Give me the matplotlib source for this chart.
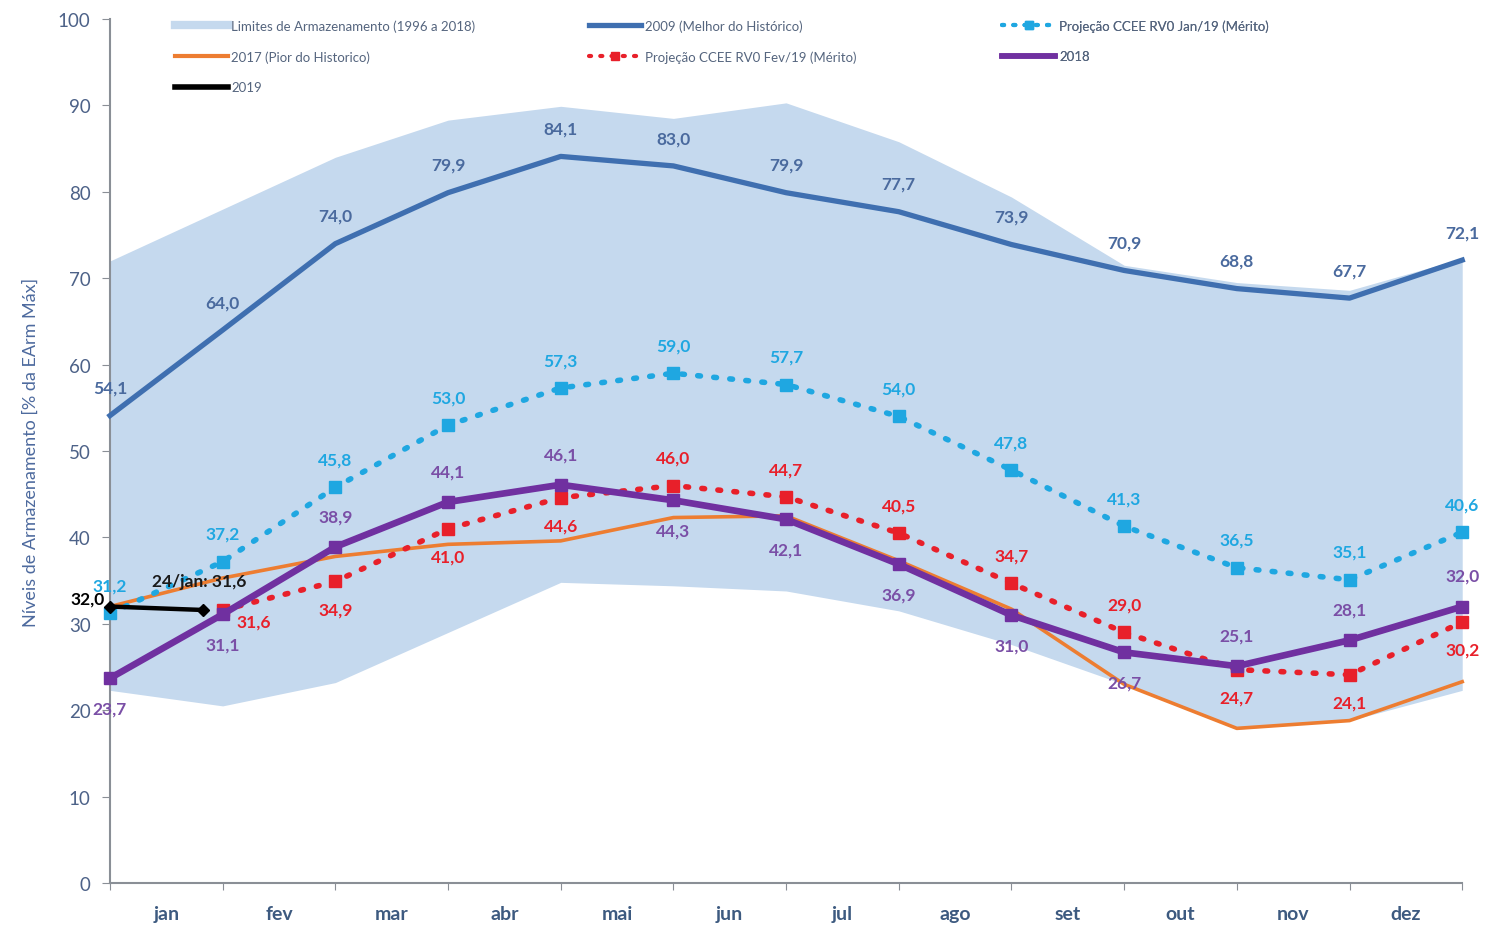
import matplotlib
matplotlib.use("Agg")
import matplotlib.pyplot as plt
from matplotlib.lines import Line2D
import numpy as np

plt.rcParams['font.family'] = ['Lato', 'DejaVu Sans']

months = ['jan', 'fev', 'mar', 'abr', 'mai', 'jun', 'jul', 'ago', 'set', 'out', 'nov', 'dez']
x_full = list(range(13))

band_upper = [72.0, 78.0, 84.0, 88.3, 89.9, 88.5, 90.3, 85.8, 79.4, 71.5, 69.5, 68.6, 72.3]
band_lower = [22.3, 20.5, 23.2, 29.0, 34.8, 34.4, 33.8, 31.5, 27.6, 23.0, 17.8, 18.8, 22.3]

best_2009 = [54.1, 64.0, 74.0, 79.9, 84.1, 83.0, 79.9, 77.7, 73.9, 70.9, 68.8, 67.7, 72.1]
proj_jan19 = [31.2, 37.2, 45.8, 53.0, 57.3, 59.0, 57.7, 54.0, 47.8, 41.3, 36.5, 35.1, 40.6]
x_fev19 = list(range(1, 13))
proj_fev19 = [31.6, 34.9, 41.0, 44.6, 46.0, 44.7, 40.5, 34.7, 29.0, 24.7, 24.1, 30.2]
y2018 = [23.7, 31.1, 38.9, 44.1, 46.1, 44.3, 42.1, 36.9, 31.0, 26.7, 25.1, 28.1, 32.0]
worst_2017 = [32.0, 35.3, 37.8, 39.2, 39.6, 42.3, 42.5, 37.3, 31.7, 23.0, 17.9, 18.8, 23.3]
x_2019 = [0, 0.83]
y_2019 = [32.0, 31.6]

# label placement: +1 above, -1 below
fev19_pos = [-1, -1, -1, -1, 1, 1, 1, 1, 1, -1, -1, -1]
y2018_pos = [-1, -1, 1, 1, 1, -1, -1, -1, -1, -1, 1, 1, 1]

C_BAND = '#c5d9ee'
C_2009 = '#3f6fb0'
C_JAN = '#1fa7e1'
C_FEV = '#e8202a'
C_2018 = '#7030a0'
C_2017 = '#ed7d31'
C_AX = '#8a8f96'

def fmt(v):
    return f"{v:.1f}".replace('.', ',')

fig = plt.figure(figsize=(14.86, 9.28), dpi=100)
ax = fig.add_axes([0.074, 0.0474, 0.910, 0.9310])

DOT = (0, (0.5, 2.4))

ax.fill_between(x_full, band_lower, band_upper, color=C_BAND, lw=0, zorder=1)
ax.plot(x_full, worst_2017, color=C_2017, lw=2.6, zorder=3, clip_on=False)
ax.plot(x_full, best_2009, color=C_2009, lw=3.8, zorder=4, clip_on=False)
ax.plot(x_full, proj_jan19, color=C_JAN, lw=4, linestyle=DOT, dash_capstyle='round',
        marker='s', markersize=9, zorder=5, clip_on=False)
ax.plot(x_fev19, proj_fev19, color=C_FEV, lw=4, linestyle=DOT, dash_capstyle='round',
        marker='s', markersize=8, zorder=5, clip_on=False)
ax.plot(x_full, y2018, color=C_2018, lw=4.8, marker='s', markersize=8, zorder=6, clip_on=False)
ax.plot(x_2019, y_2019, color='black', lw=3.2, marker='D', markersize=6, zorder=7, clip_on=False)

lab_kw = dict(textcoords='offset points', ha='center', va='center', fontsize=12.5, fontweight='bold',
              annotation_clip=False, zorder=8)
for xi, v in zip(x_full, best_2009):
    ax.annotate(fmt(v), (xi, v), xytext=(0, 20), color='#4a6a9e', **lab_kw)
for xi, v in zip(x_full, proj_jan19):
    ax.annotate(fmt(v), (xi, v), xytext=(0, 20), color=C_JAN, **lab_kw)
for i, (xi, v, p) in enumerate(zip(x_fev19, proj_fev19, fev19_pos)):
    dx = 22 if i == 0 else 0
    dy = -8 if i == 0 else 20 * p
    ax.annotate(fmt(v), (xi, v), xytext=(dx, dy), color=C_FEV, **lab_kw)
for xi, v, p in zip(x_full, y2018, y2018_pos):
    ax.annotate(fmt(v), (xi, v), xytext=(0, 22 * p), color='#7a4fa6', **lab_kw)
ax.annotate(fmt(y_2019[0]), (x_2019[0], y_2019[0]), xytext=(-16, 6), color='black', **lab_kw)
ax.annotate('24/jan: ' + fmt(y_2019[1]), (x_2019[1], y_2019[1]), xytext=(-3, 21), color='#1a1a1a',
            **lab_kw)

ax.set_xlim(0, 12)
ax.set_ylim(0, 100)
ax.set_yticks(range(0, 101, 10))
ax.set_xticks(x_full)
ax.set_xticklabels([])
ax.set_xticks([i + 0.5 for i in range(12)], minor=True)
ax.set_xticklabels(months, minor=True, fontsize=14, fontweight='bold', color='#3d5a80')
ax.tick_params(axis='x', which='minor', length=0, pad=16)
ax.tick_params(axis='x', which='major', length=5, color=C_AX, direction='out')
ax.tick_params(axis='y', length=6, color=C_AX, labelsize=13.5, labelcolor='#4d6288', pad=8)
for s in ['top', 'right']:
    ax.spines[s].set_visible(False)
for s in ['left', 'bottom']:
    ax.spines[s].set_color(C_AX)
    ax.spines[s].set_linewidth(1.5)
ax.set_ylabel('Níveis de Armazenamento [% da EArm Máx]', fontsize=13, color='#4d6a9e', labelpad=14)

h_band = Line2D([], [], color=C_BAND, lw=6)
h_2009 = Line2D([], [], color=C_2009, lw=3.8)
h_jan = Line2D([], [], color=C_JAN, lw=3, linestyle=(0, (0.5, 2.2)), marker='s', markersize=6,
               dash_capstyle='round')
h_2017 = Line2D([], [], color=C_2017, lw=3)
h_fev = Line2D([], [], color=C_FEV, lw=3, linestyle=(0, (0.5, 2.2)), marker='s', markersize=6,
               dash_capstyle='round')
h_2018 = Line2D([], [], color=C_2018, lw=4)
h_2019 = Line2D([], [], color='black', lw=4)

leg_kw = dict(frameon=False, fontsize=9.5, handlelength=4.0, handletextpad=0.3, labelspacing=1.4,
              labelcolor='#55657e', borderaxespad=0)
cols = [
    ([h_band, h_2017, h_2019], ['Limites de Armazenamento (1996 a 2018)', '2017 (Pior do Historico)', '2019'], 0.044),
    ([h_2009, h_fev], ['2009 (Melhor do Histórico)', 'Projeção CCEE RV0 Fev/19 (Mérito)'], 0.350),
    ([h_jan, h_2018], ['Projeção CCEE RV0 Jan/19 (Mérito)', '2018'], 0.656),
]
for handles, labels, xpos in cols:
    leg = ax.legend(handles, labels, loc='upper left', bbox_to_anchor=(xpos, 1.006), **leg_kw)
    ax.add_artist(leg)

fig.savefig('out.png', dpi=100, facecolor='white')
----
What you need to do: Write out each line of the data exactly; the images should be left out.

Complete response:
Give me the matplotlib source for this chart.
import matplotlib
matplotlib.use("Agg")
import matplotlib.pyplot as plt
from matplotlib.lines import Line2D
import numpy as np

plt.rcParams['font.family'] = ['Lato', 'DejaVu Sans']

months = ['jan', 'fev', 'mar', 'abr', 'mai', 'jun', 'jul', 'ago', 'set', 'out', 'nov', 'dez']
x_full = list(range(13))

band_upper = [72.0, 78.0, 84.0, 88.3, 89.9, 88.5, 90.3, 85.8, 79.4, 71.5, 69.5, 68.6, 72.3]
band_lower = [22.3, 20.5, 23.2, 29.0, 34.8, 34.4, 33.8, 31.5, 27.6, 23.0, 17.8, 18.8, 22.3]

best_2009 = [54.1, 64.0, 74.0, 79.9, 84.1, 83.0, 79.9, 77.7, 73.9, 70.9, 68.8, 67.7, 72.1]
proj_jan19 = [31.2, 37.2, 45.8, 53.0, 57.3, 59.0, 57.7, 54.0, 47.8, 41.3, 36.5, 35.1, 40.6]
x_fev19 = list(range(1, 13))
proj_fev19 = [31.6, 34.9, 41.0, 44.6, 46.0, 44.7, 40.5, 34.7, 29.0, 24.7, 24.1, 30.2]
y2018 = [23.7, 31.1, 38.9, 44.1, 46.1, 44.3, 42.1, 36.9, 31.0, 26.7, 25.1, 28.1, 32.0]
worst_2017 = [32.0, 35.3, 37.8, 39.2, 39.6, 42.3, 42.5, 37.3, 31.7, 23.0, 17.9, 18.8, 23.3]
x_2019 = [0, 0.83]
y_2019 = [32.0, 31.6]

# label placement: +1 above, -1 below
fev19_pos = [-1, -1, -1, -1, 1, 1, 1, 1, 1, -1, -1, -1]
y2018_pos = [-1, -1, 1, 1, 1, -1, -1, -1, -1, -1, 1, 1, 1]

C_BAND = '#c5d9ee'
C_2009 = '#3f6fb0'
C_JAN = '#1fa7e1'
C_FEV = '#e8202a'
C_2018 = '#7030a0'
C_2017 = '#ed7d31'
C_AX = '#8a8f96'

def fmt(v):
    return f"{v:.1f}".replace('.', ',')

fig = plt.figure(figsize=(14.86, 9.28), dpi=100)
ax = fig.add_axes([0.074, 0.0474, 0.910, 0.9310])

DOT = (0, (0.5, 2.4))

ax.fill_between(x_full, band_lower, band_upper, color=C_BAND, lw=0, zorder=1)
ax.plot(x_full, worst_2017, color=C_2017, lw=2.6, zorder=3, clip_on=False)
ax.plot(x_full, best_2009, color=C_2009, lw=3.8, zorder=4, clip_on=False)
ax.plot(x_full, proj_jan19, color=C_JAN, lw=4, linestyle=DOT, dash_capstyle='round',
        marker='s', markersize=9, zorder=5, clip_on=False)
ax.plot(x_fev19, proj_fev19, color=C_FEV, lw=4, linestyle=DOT, dash_capstyle='round',
        marker='s', markersize=8, zorder=5, clip_on=False)
ax.plot(x_full, y2018, color=C_2018, lw=4.8, marker='s', markersize=8, zorder=6, clip_on=False)
ax.plot(x_2019, y_2019, color='black', lw=3.2, marker='D', markersize=6, zorder=7, clip_on=False)

lab_kw = dict(textcoords='offset points', ha='center', va='center', fontsize=12.5, fontweight='bold',
              annotation_clip=False, zorder=8)
for xi, v in zip(x_full, best_2009):
    ax.annotate(fmt(v), (xi, v), xytext=(0, 20), color='#4a6a9e', **lab_kw)
for xi, v in zip(x_full, proj_jan19):
    ax.annotate(fmt(v), (xi, v), xytext=(0, 20), color=C_JAN, **lab_kw)
for i, (xi, v, p) in enumerate(zip(x_fev19, proj_fev19, fev19_pos)):
    dx = 22 if i == 0 else 0
    dy = -8 if i == 0 else 20 * p
    ax.annotate(fmt(v), (xi, v), xytext=(dx, dy), color=C_FEV, **lab_kw)
for xi, v, p in zip(x_full, y2018, y2018_pos):
    ax.annotate(fmt(v), (xi, v), xytext=(0, 22 * p), color='#7a4fa6', **lab_kw)
ax.annotate(fmt(y_2019[0]), (x_2019[0], y_2019[0]), xytext=(-16, 6), color='black', **lab_kw)
ax.annotate('24/jan: ' + fmt(y_2019[1]), (x_2019[1], y_2019[1]), xytext=(-3, 21), color='#1a1a1a',
            **lab_kw)

ax.set_xlim(0, 12)
ax.set_ylim(0, 100)
ax.set_yticks(range(0, 101, 10))
ax.set_xticks(x_full)
ax.set_xticklabels([])
ax.set_xticks([i + 0.5 for i in range(12)], minor=True)
ax.set_xticklabels(months, minor=True, fontsize=14, fontweight='bold', color='#3d5a80')
ax.tick_params(axis='x', which='minor', length=0, pad=16)
ax.tick_params(axis='x', which='major', length=5, color=C_AX, direction='out')
ax.tick_params(axis='y', length=6, color=C_AX, labelsize=13.5, labelcolor='#4d6288', pad=8)
for s in ['top', 'right']:
    ax.spines[s].set_visible(False)
for s in ['left', 'bottom']:
    ax.spines[s].set_color(C_AX)
    ax.spines[s].set_linewidth(1.5)
ax.set_ylabel('Níveis de Armazenamento [% da EArm Máx]', fontsize=13, color='#4d6a9e', labelpad=14)

h_band = Line2D([], [], color=C_BAND, lw=6)
h_2009 = Line2D([], [], color=C_2009, lw=3.8)
h_jan = Line2D([], [], color=C_JAN, lw=3, linestyle=(0, (0.5, 2.2)), marker='s', markersize=6,
               dash_capstyle='round')
h_2017 = Line2D([], [], color=C_2017, lw=3)
h_fev = Line2D([], [], color=C_FEV, lw=3, linestyle=(0, (0.5, 2.2)), marker='s', markersize=6,
               dash_capstyle='round')
h_2018 = Line2D([], [], color=C_2018, lw=4)
h_2019 = Line2D([], [], color='black', lw=4)

leg_kw = dict(frameon=False, fontsize=9.5, handlelength=4.0, handletextpad=0.3, labelspacing=1.4,
              labelcolor='#55657e', borderaxespad=0)
cols = [
    ([h_band, h_2017, h_2019], ['Limites de Armazenamento (1996 a 2018)', '2017 (Pior do Historico)', '2019'], 0.044),
    ([h_2009, h_fev], ['2009 (Melhor do Histórico)', 'Projeção CCEE RV0 Fev/19 (Mérito)'], 0.350),
    ([h_jan, h_2018], ['Projeção CCEE RV0 Jan/19 (Mérito)', '2018'], 0.656),
]
for handles, labels, xpos in cols:
    leg = ax.legend(handles, labels, loc='upper left', bbox_to_anchor=(xpos, 1.006), **leg_kw)
    ax.add_artist(leg)

fig.savefig('out.png', dpi=100, facecolor='white')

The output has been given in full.